1. Start with working code

2. Introduce bug

3. Identify bug

4. Write a regression test

5. Bisect with new test

In many cases you can skip the bisect because the description of the bug makes it clear where the issue is, but not always.

Izkata 3 days ago||
Important addendum to 4 that can throw someone their first time - Put the new test in a new file and don't commit it to the repo yet. You don't want it to disappear or conflict with old versions of the test file when bisect checks old commits.
nixpulvis 3 days ago|||
I've always liked having regression tests somewhat isolated anyway, so this works well with that.
lloydatkinson 3 days ago|||
This is one annoying footgun. It would be great if git could ignore some special .bisect directory during the entire process. This way the script doesn’t need a load of ../..
trenchpilgrim 3 days ago|||
Create a .bisect directory and stick a gitignore inside it that ignores the folder. Or, add .bisect/ to a global gitignore file.
1718627440 2 days ago|||
You can checkout the bisect script commit in another directoy. Or use $git bisect run $(git show ...).
masklinn 3 days ago|||
> Automatic unit tests, CI/CD, should have caught it first.

Tests can't prove the absence of bugs, only their presence. Bugs or regressions will slip through.

Bisect is for when that happens and the cause is not obvious.

slang800 3 days ago|||
Sometimes you notice a problem that your unit tests didn't cover and want to figure out where it was introduced. That's where git bisect shines.

You can go back and efficiently run a new test across old commits.

tmoertel 3 days ago|||
I don't think it's that simple.
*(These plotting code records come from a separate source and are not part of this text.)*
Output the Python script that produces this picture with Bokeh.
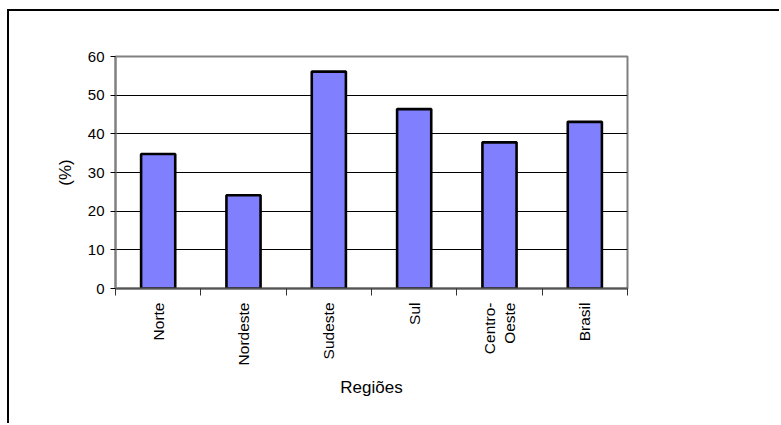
import math
from bokeh.plotting import figure
from bokeh.models import FixedTicker, Range1d, ColumnDataSource
from bokeh.embed import file_html
from bokeh.resources import INLINE

categories = ["Norte", "Nordeste", "Sudeste", "Sul", "Centro-\nOeste", "Brasil"]
values = [34.8, 24.1, 56.1, 46.4, 37.8, 43.1]
y_ticks = [0, 10, 20, 30, 40, 50, 60]

xpos = [i + 0.5 for i in range(len(categories))]
src = ColumnDataSource(dict(x=xpos, top=values))

p = figure(width=772, height=414, output_backend="svg", toolbar_location=None,
           x_range=Range1d(0, len(categories)), y_range=Range1d(0, 60),
           min_border_left=106, min_border_top=45, min_border_right=154, min_border_bottom=137,
           styles={"border-left": "2px solid black", "border-top": "2px solid black",
                   "margin-left": "7px", "margin-top": "9px"})

p.vbar(x="x", top="top", width=0.4, bottom=0, source=src,
       fill_color="#8080FF", line_color="black", line_width=2.6)

p.outline_line_color = "#808080"
p.outline_line_width = 2
p.background_fill_color = "white"

# grid
p.xgrid.visible = False
p.ygrid.ticker = FixedTicker(ticks=y_ticks)
p.ygrid.grid_line_color = "black"
p.ygrid.grid_line_width = 1

# y axis
ya = p.yaxis[0]
ya.ticker = FixedTicker(ticks=y_ticks)
ya.axis_line_color = "#808080"
ya.axis_line_width = 2
ya.major_tick_line_color = "black"
ya.major_tick_out = 5
ya.major_tick_in = 0
ya.minor_tick_line_color = None
ya.major_label_text_font = "Liberation Sans"
ya.major_label_text_font_size = "15px"
ya.major_label_text_color = "black"
ya.major_label_standoff = 6
ya.axis_label = "(%)"
ya.axis_label_text_font = "Liberation Sans"
ya.axis_label_text_font_size = "17px"
ya.axis_label_text_font_style = "normal"
ya.axis_label_text_color = "black"
ya.axis_label_standoff = 10

# x axis
xa = p.xaxis[0]
xa.ticker = FixedTicker(ticks=xpos, minor_ticks=list(range(len(categories) + 1)))
xa.major_label_overrides = {x: c for x, c in zip(xpos, categories)}
xa.axis_line_color = "#555555"
xa.axis_line_width = 2
xa.major_tick_line_color = None
xa.major_tick_out = 0
xa.major_tick_in = 0
xa.minor_tick_line_color = "#333333"
xa.minor_tick_out = 7
xa.minor_tick_in = 0
xa.major_label_orientation = math.pi / 2
xa.major_label_text_font = "Liberation Sans"
xa.major_label_text_font_size = "15.5px"
xa.major_label_text_color = "black"
xa.major_label_standoff = 7
xa.axis_label = "Regiões"
xa.axis_label_text_font = "Liberation Sans"
xa.axis_label_text_font_size = "17px"
xa.axis_label_text_font_style = "normal"
xa.axis_label_text_color = "black"
xa.axis_label_standoff = 10

open("out.html", "w").write(file_html(p, INLINE))
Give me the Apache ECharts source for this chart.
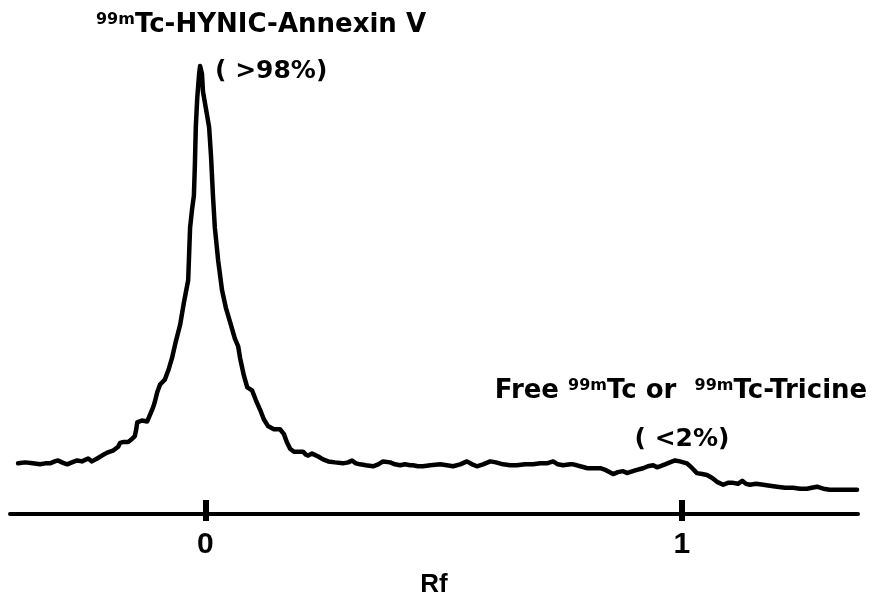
<!DOCTYPE html>
<html>
<head>
<meta charset="utf-8">
<script src="https://cdn.jsdelivr.net/npm/echarts@6/dist/echarts.min.js"></script>
<style>
  html, body { margin: 0; padding: 0; background: #ffffff; }
  #chart { width: 885px; height: 603px; }
</style>
</head>
<body>
<div id="chart"></div>
<script>
// Rf positions of the traced radio-TLC profile
var rf = [
  -0.393,-0.378,-0.362,-0.347,-0.336,-0.326,-0.316,-0.309,-0.301,-0.290,
  -0.280,-0.269,-0.259,-0.246,-0.238,-0.227,-0.217,-0.206,-0.194,-0.183,
  -0.179,-0.171,-0.162,-0.154,-0.148,-0.145,-0.143,-0.133,-0.122,-0.116,
  -0.110,-0.106,-0.101,-0.095,-0.085,-0.078,-0.070,-0.062,-0.053,-0.045,
  -0.036,-0.034,-0.032,-0.028,-0.024,-0.022,-0.020,-0.017,-0.013,-0.011,
  -0.007,-0.005,0.001,0.008,0.012,0.016,0.020,0.027,0.035,0.043,
  0.052,0.062,0.069,0.073,0.081,0.088,0.098,0.106,0.115,0.123,
  0.132,0.144,0.157,0.165,0.171,0.178,0.186,0.199,0.205,0.211,
  0.216,0.224,0.237,0.247,0.258,0.272,0.289,0.300,0.308,0.316,
  0.325,0.337,0.352,0.363,0.373,0.388,0.398,0.409,0.419,0.430,
  0.436,0.446,0.457,0.472,0.493,0.507,0.520,0.535,0.549,0.560,
  0.570,0.583,0.598,0.610,0.625,0.640,0.654,0.671,0.688,0.703,
  0.717,0.730,0.740,0.751,0.766,0.772,0.780,0.787,0.795,0.801,
  0.814,0.829,0.841,0.856,0.866,0.877,0.885,0.891,0.904,0.919,
  0.929,0.940,0.948,0.954,0.965,0.975,0.986,0.996,1.011,1.022,
  1.032,1.043,1.053,1.064,1.074,1.087,1.097,1.108,1.118,1.127,
  1.135,1.143,1.156,1.171,1.185,1.200,1.217,1.234,1.248,1.263,
  1.273,1.284,1.297,1.311,1.332,1.353,1.368
];
// Radioactivity counts (arbitrary units)
var counts = [
  52,53,52,51,52,52,54,55,53,51,
  53,55,54,57,54,57,60,63,65,69,
  73,74,74,77,80,87,94,96,95,102,
  109,115,125,133,138,147,160,177,194,217,
  240,267,294,312,327,357,397,427,452,460,
  452,434,417,397,367,327,294,260,230,212,
  197,180,172,160,142,130,127,117,107,97,
  90,87,87,82,74,67,64,64,64,61,
  60,62,59,56,54,53,52,53,55,52,
  51,50,49,51,54,53,51,50,51,50,
  50,49,49,50,51,50,49,51,54,51,
  49,51,54,53,51,50,50,51,51,52,
  52,54,51,50,51,51,50,49,48,47,
  47,47,45,41,43,44,42,43,45,47,
  49,50,48,49,51,53,55,54,52,47,
  42,41,40,37,33,30,32,32,31,34,
  31,30,31,30,29,28,27,27,26,26,
  27,28,26,25,25,25,25
];
var tickValues = [0, 1];
var xLabels = ['0', '1'];
var axisName = 'Rf';

var seriesData = rf.map(function (x, i) { return [x, counts[i]]; });

var FONT = 'DejaVu Sans';
var LFONT = 'Liberation Sans';

var chart = echarts.init(document.getElementById('chart'), null, { renderer: 'canvas' });
chart.setOption({
  backgroundColor: '#ffffff',
  animation: false,
  grid: { left: 10, right: 27, top: 27, bottom: 76, containLabel: false },
  xAxis: [
    {
      type: 'value', min: -0.41, max: 1.37,
      axisLine: { show: true, lineStyle: { color: '#000', width: 4 } },
      axisTick: { show: true, inside: true, length: 14, customValues: tickValues,
        lineStyle: { color: '#000', width: 6 } },
      axisLabel: { show: true, customValues: tickValues, margin: 16,
        formatter: function (v) { var i = tickValues.indexOf(v); return i >= 0 ? xLabels[i] : ''; },
        color: '#000', fontFamily: LFONT, fontWeight: 'bold', fontSize: 30 },
      splitLine: { show: false },
      name: axisName, nameLocation: 'middle', nameGap: 58,
      nameTextStyle: { color: '#000', fontFamily: LFONT, fontWeight: 'bold', fontSize: 26 }
    },
    {
      type: 'value', min: -0.41, max: 1.37, position: 'bottom',
      axisLine: { show: false },
      axisTick: { show: true, inside: false, length: 7, customValues: tickValues,
        lineStyle: { color: '#000', width: 6 } },
      axisLabel: { show: false },
      splitLine: { show: false }
    }
  ],
  yAxis: { type: 'value', min: 0, max: 500, show: false, splitLine: { show: false } },
  series: [{
    type: 'line', xAxisIndex: 0, data: seriesData, showSymbol: false, smooth: false,
    lineStyle: { color: '#000', width: 4.5, join: 'round', cap: 'round' },
    silent: true
  }],
  graphic: [
    { type: 'text', x: 261, y: 25, style: {
        text: '{sup|99m}{main|Tc-HYNIC-Annexin V}',
        align: 'center', verticalAlign: 'middle',
        rich: {
          sup: { fontFamily: FONT, fontWeight: 'bold', fontSize: 16, fill: '#000', verticalAlign: 'top' },
          main: { fontFamily: FONT, fontWeight: 'bold', fontSize: 26, fill: '#000' }
        } } },
    { type: 'text', x: 215, y: 71, style: {
        text: '( >98%)', align: 'left', verticalAlign: 'middle',
        font: 'bold 25px "DejaVu Sans"', fill: '#000' } },
    { type: 'text', x: 681, y: 391, style: {
        text: '{main|Free }{sup|99m}{main|Tc or  }{sup|99m}{main|Tc-Tricine}',
        align: 'center', verticalAlign: 'middle',
        rich: {
          sup: { fontFamily: FONT, fontWeight: 'bold', fontSize: 16, fill: '#000', verticalAlign: 'top' },
          main: { fontFamily: FONT, fontWeight: 'bold', fontSize: 26, fill: '#000' }
        } } },
    { type: 'text', x: 682, y: 439, style: {
        text: '( <2%)', align: 'center', verticalAlign: 'middle',
        font: 'bold 25px "DejaVu Sans"', fill: '#000' } }
  ]
});
</script>
</body>
</html>
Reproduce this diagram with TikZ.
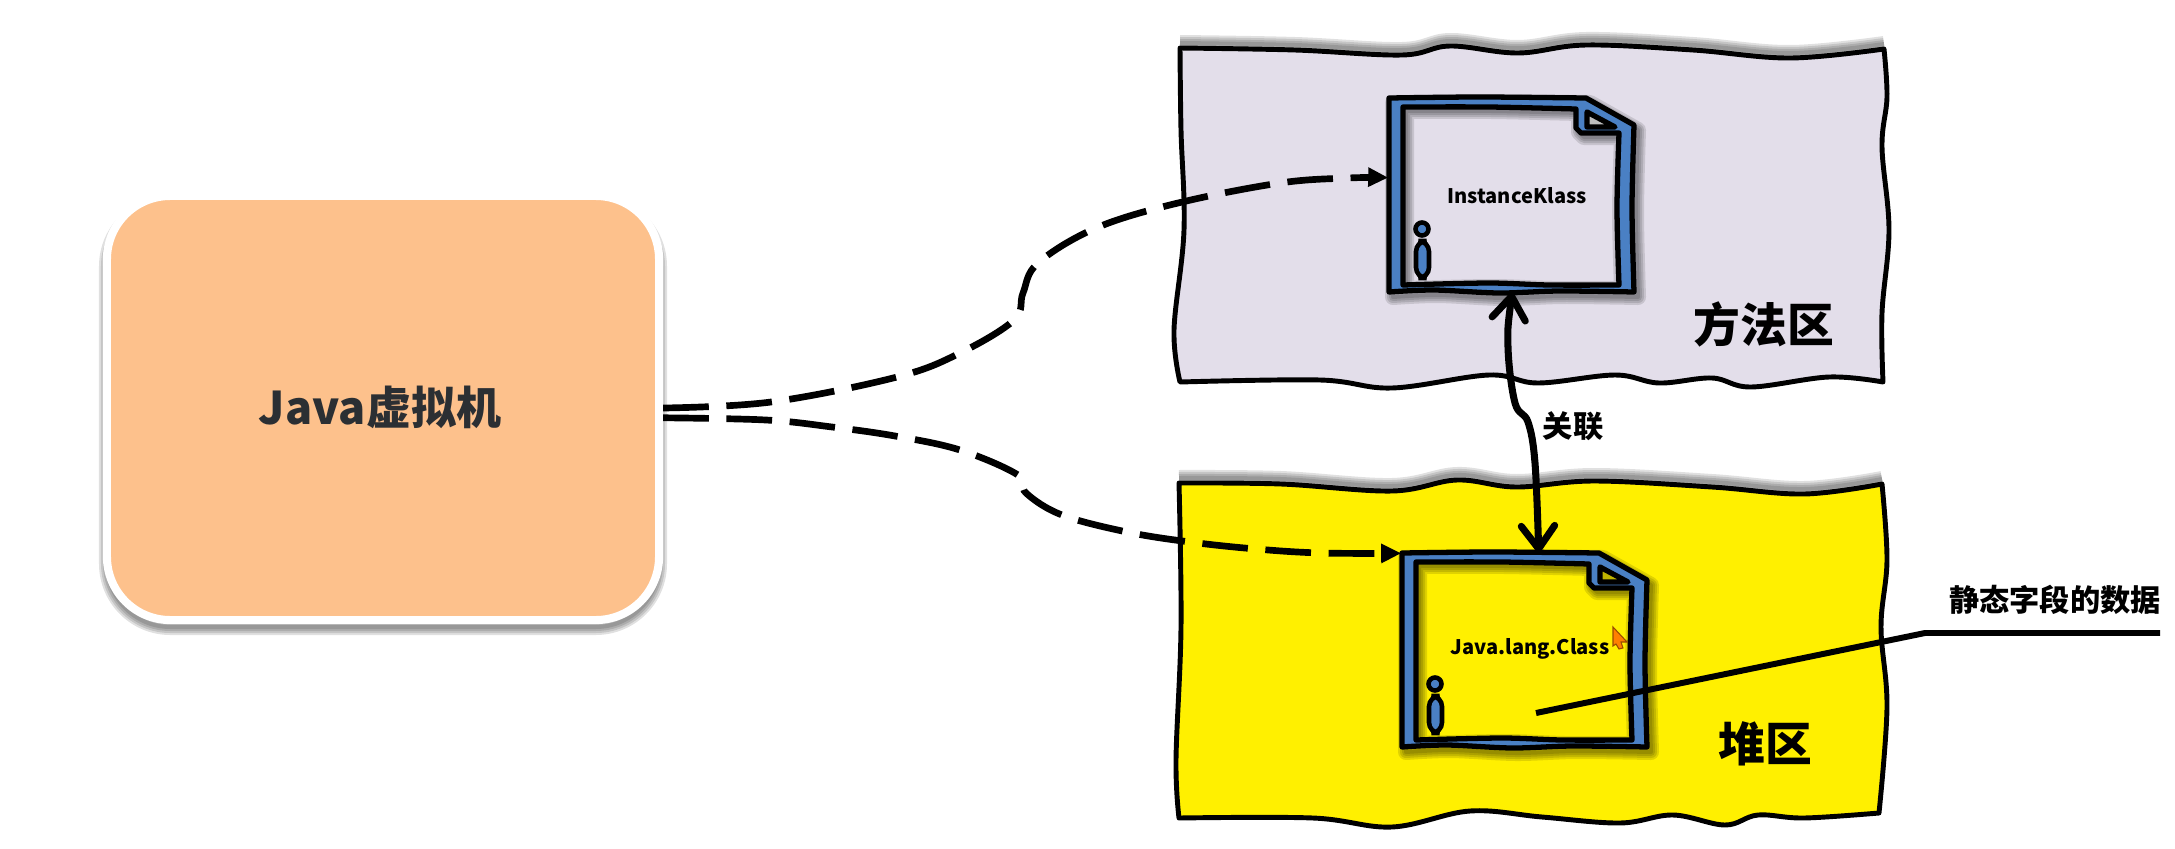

For example: Show me the unit tests and CI/CD scripts you would write to prove your code is free from security holes.

Yet, once you've identified a hole, you can write a script to test for it, run `git biset` to identify what commit introduced the hole, and then triage the possible fallout.

lucasoshiro 2 days ago|||
Ideally, we should write bug-free code, but we can't. There are some tools to avoid bugs, tests are one of them. Those tools avoid them, but not mitigate. Bisect doesn't replace tests, it only helps find where the bugs are happening. After finding and fixing the bugs, it's a good idea to write a test covering that bug.

To sum up: bisect and tests are not in opposite sides, they complement each other

trenchpilgrim 3 days ago|||
"We write unit tests so our code doesn't have bugs."

"What if the unit tests have bugs?"

anthomtb 3 days ago||
Binary searching your commit history and using version control software to automate the process just seems so...obvious?

I get that author learned a new-to-him technique and is excited to share with the world. But to this dev, with a rapidly greying beard, the article has the vibe of "Hey bro! You're not gonna believe this. But I just learned the Pope is catholic."

Espressosaurus 3 days ago||
Seriously.

Binary search is one of the first things you learn in algorithms, and in a well-managed branch the commit tree is already a sorted straight line, so it's just obvious as hell, whether or not you use your VCS to run the bisect or you do it by hand yourself.

"Hey guys, check it out! Water is wet!"

PaulDavisThe1st 2 days ago||
ObXKCD: https://xkcd.com/1053/

I mean, do you really not know this XKCD?